* Can we make a human being?
* That question has been asked for many centuries, and has produced recipes ranging from the homunculus of the medieval alchemists and the clay golem of Jewish legend to Frankenstein's monster and the mass-produced test-tube babies in Brave New World.
* All of these efforts to create artificial people are more or less fanciful, but they have taken deep root in Western culture. They all express fears about the allegedly treacherous, Faustian nature of technology, and they all question whether any artificially created person can be truly human. Legends of people-making are tainted by suspicions of impiety and hubris, and they are regarded as the ultimate 'unnatural' act - a moral judgement that has its origins in religious thought.
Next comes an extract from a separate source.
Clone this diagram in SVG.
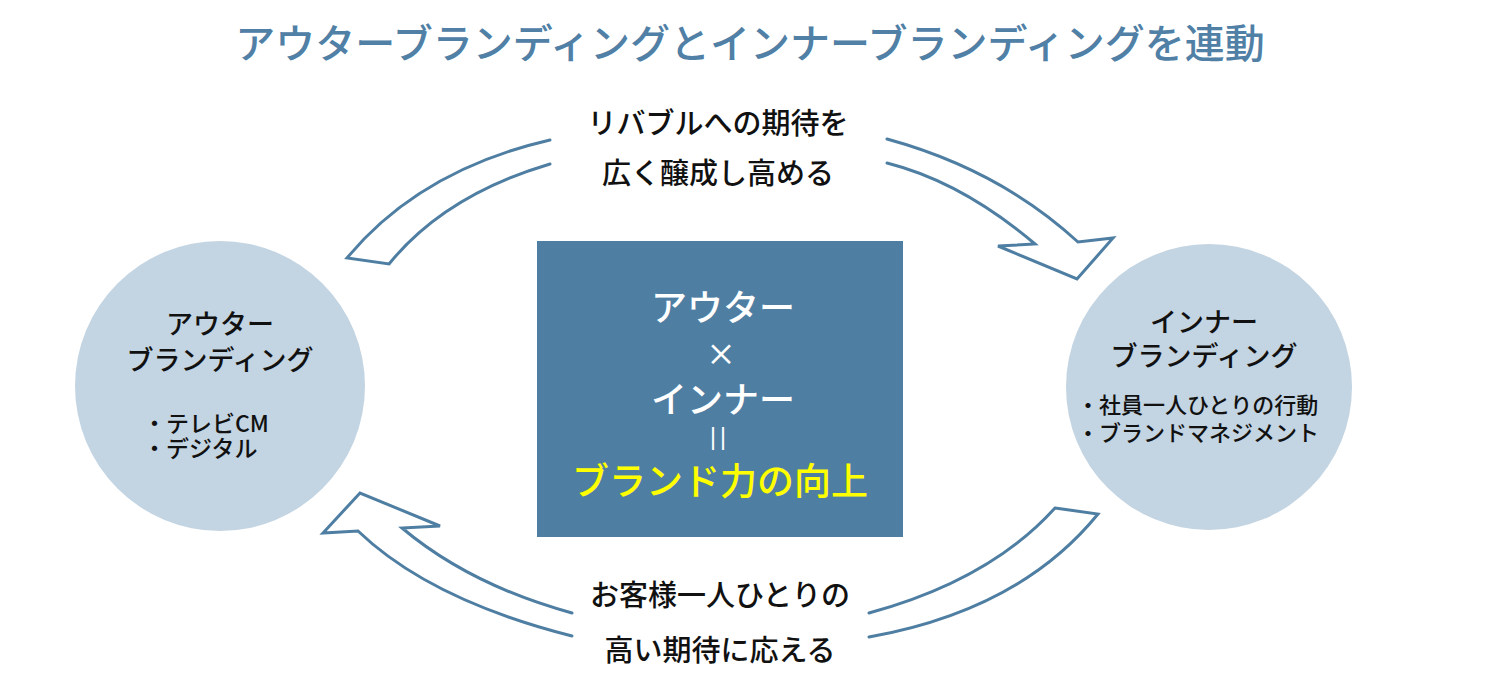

* In this fascinating and highly topical study, Philip Ball delves beneath the surface of the cultural history of 'anthropoeia' - the creation of artificial people - to explore what it tells us about our views on life, humanity, creativity and technology, and the soul. From the legendary inventor Daedalus to Goethe's tragic Faust, from the automata-making magicians of E.T.A Hoffmann to Mary Shelley's Victor Frankenstein - the old tales and myths are alive and well, subtly manipulating the current debates about assisted conception, embryo research and human cloning, which have at last made the fantasy of 'making people' into some kind of reality.